Games requiring you to construct a deck, i.e. do homework before you get to the game, are not games that hold a huge appeal for me, simply because of the overhead involved and the fact that so much of the game is determined long before you sit down to actually play. So a game attempting to revolutionise such a common system is always interesting, and Codex has certainly managed to do that!
The game sees you start out with a deck of 10 cards (no this is not a micro game!) and a book of about 40 other cards (see). These cards represent the units you can summon and the spells you can cast, in much a similar way to Magic: The Gathering or similar games, albeit with some unique twists of its own. But the truly interesting mechanism is how, each turn, you may chose cards from your book (the Codex of the game’s title) and place them face down in your discard pile ready to be picked up. This allows you to tailor your deck as you play to the strategies you think your opponent will be using, focussing the gameplay on the tactical and strategic choices made in game, not days or weeks before, while also creating the tension that comes from not quite knowing what your opponent is adding to their deck. A very interesting system!

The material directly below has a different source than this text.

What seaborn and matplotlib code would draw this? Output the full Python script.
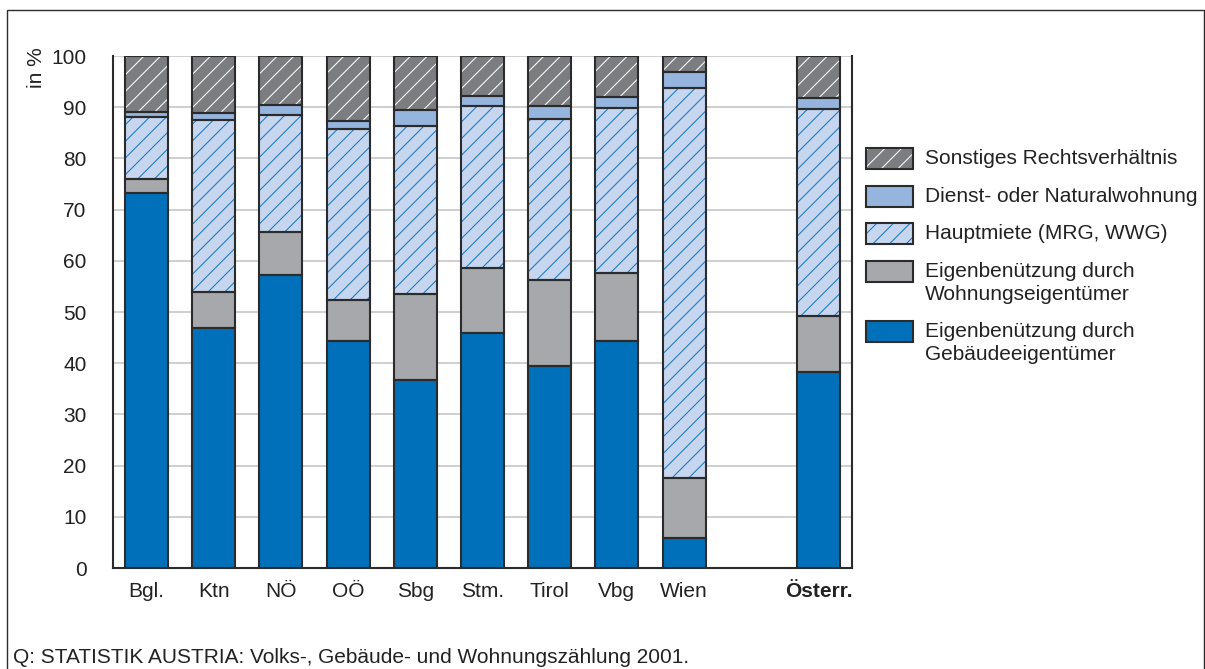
import matplotlib
matplotlib.use("Agg")
import matplotlib.pyplot as plt
from matplotlib.patches import Rectangle
import pandas as pd
import seaborn as sns

# Wohnungen nach Rechtsverhaeltnis, Anteile in %
regions = ["Bgl.", "Ktn", "NÖ", "OÖ", "Sbg", "Stm.", "Tirol", "Vbg", "Wien", "Österr."]
order = ["Bgl.", "Ktn", "NÖ", "OÖ", "Sbg", "Stm.", "Tirol", "Vbg", "Wien", " ", "Österr."]
gebaeude = [73.2, 46.9, 57.2, 44.3, 36.7, 45.9, 39.5, 44.3, 5.9, 38.3]
wohnung = [2.8, 7.0, 8.4, 8.0, 16.8, 12.7, 16.8, 13.3, 11.7, 10.9]
hauptmiete = [12.1, 33.6, 22.9, 33.4, 32.8, 31.6, 31.4, 32.2, 76.2, 40.4]
dienst = [1.0, 1.4, 1.9, 1.7, 3.2, 2.0, 2.5, 2.2, 3.0, 2.2]
sonstiges = [10.9, 11.1, 9.6, 12.6, 10.5, 7.8, 9.8, 8.0, 3.2, 8.2]
yticks = list(range(0, 101, 10))

df = pd.DataFrame({"region": regions, "gebaeude": gebaeude, "wohnung": wohnung,
                   "hauptmiete": hauptmiete, "dienst": dienst, "sonstiges": sonstiges})

EDGE = "#2b2b2b"
FS = 15
# column, legend label, fill colour, hatch, hatch colour
series = [
    ("gebaeude", "Eigenbenützung durch\nGebäudeeigentümer", "#0070ba", "", "#0070ba"),
    ("wohnung", "Eigenbenützung durch\nWohnungseigentümer", "#a7a8ab", "", "#a7a8ab"),
    ("hauptmiete", "Hauptmiete (MRG, WWG)", "#c6d6ef", "//", "#1878c2"),
    ("dienst", "Dienst- oder Naturalwohnung", "#95b5de", "", "#95b5de"),
    ("sonstiges", "Sonstiges Rechtsverhältnis", "#7c7d80", "//", "#ffffff"),
]

sns.set_style("white")
plt.rcParams["font.family"] = ["Liberation Sans", "DejaVu Sans"]
plt.rcParams["hatch.linewidth"] = 0.75

W, H = 1205, 669
fig = plt.figure(figsize=(W / 100, H / 100), dpi=100)
ax = fig.add_axes([113 / W, (H - 568) / H, (852 - 113) / W, (568 - 56) / H])

bottom = pd.Series(0.0, index=df.index)
for col, label, color, hatch, hcolor in series:
    sns.barplot(data=df, x="region", y=col, order=order, bottom=bottom.values,
                color=color, saturation=1, width=0.64, errorbar=None, ax=ax)
    for p in ax.containers[-1]:
        p.set_facecolor(color)
        p.set_edgecolor(hcolor)
        p.set_hatch(hatch)
        p.set_linewidth(0)
        p.set_zorder(2)
    sns.barplot(data=df, x="region", y=col, order=order, bottom=bottom.values,
                color=color, saturation=1, width=0.64, errorbar=None, ax=ax)
    for p in ax.containers[-1]:
        p.set_facecolor("none")
        p.set_edgecolor(EDGE)
        p.set_linewidth(1.5)
        p.set_zorder(3)
    bottom += df[col]

ax.set_xlim(-0.5, 10.5)
ax.set_ylim(0, 100)
ax.set_yticks(yticks)
ax.set_xlabel("")
ax.set_ylabel("")
ax.yaxis.grid(True, color="#cccccc", lw=1.3)
ax.set_axisbelow(True)
for side in ["left", "bottom", "right"]:
    ax.spines[side].set_color(EDGE)
    ax.spines[side].set_linewidth(1.5)
ax.spines["top"].set_visible(False)
ax.tick_params(axis="y", direction="out", length=11, width=1.3, color=EDGE,
               pad=8, labelsize=FS, labelcolor="#222222")
ax.tick_params(axis="x", length=0, pad=10, labelsize=FS, labelcolor="#222222")
for t in ax.get_xticklabels():
    if t.get_text() == "Österr.":
        t.set_fontweight("bold")

fig.text(36 / W, 1 - 68 / H, "in %", rotation=90, ha="center", va="center",
         fontsize=FS, color="#222222")

# legend drawn by hand so the swatches sit on the first text line
legend_rows = [("sonstiges", 148), ("dienst", 186), ("hauptmiete", 223),
               ("wohnung", 261), ("gebaeude", 321)]
props = {s[0]: s for s in series}
for key, top in legend_rows:
    _, label, color, hatch, hcolor = props[key]
    xy = (866 / W, 1 - (top + 21) / H)
    fig.add_artist(Rectangle(xy, 47 / W, 21 / H, transform=fig.transFigure,
                             facecolor=color, edgecolor=hcolor, hatch=hatch, lw=0))
    fig.add_artist(Rectangle(xy, 47 / W, 21 / H, transform=fig.transFigure,
                             facecolor="none", edgecolor=EDGE, lw=1.5))
    fig.text(925 / W, 1 - (top + 10.5) / H, label.split("\n")[0], ha="left",
             va="center", fontsize=FS, color="#222222")
    if "\n" in label:
        fig.text(925 / W, 1 - (top + 33.5) / H, label.split("\n")[1], ha="left",
                 va="center", fontsize=FS, color="#222222")

fig.add_artist(Rectangle((7 / W, -0.02), (1204 - 7) / W, 1 - 10 / H + 0.02,
                         transform=fig.transFigure, fill=False, edgecolor=EDGE, lw=1))
fig.text(13 / W, 6 / H, "Q: STATISTIK AUSTRIA: Volks-, Gebäude- und Wohnungszählung 2001.",
         ha="left", va="baseline", fontsize=FS, color="#222222")

fig.savefig("out.png", dpi=100)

The Codex shuts on March 3rd.
Other Great Games
Shadow Agents – Another tight 2-player micro game from designer Christopher Ferguson (whose games have appeared in these articles on numerous occasions). One player controls an agent attempting to infiltrate the villain’s secret lair and destroy his doomsday device, the other controls the base’s security and attempts to capture him before he does so. Ends Mar 1st.
In the Name of Odin – A very nice peaceful Euro game about Vikings, well, peaceful so long as you don’t live in the villages they’ll be pillaging for victory points. This is all about maximising your use of available resources, to hire warriors and heroes, build up your village and fleet, and set sail to lay waste to the softer local peoples. Ends Mar 3rd.
Landed – Tile laying game in which you are attempting to terraform a new world according to the whims of Earth’s corporations, offering lucrative contracts for building regions of certain sizes, the bigger the better, but anyone can claim a region from under you if they have the right contract. How far do you push your plans? Ends Mar 3rd.
Battlestations – An ancient board game (from 2004) returns with a new edition! Fight ship scale space battles while managing the crew (and any invaders) on board the ship itself. Offers huge scope for campaign/RPG style play. Ends Mar 3rd.
Emotional IQ – An intriguing game that has you attempting to read sentences with a specific (randomly chosen) emotion… typically making for wildly incongruous combinations. The rest of your group must then decide what the emotion was, challenging you to how someone is speaking, rather than what they are saying, sometimes the more important thing to notice. Ends Mar 3rd.
Argo – Attempt to evacuate your team of astronauts from a soon to self-destruct spaceship teeming with hungry aliens before your opponents can launch all the escape pods. You can expect this one to see lots of screwing each other over, especially as the aliens are player controlled too! Ends Mar 3rd.
Escape Room In A Box: The Werewolf Experiment – Escape rooms are all the rage nowadays but this box offers you the chance to run one from your own home for a much lower price than the professional ones! While this does mean you only get to play it once, that once will be one memorable experience! Just agree to split the cost between a few friends. Ends Mar 4th.
Heldentaufe – An adventure through two interconnected worlds. Explore the upper world and discover portals to the lower, full of monsters but more wonderful treasures. An uncomplicated game with absolutely gorgeous artwork. Ends Mar 5th.
Wok on Fire! – Get your aprons on and spatulas at the ready for a stir-fry themed dexterity and set collection game! With a big wok of face down cards, you’ll be flipping them over with your spatula, then choosing the ingredients you want to add to your dishes. Ends Mar 6th.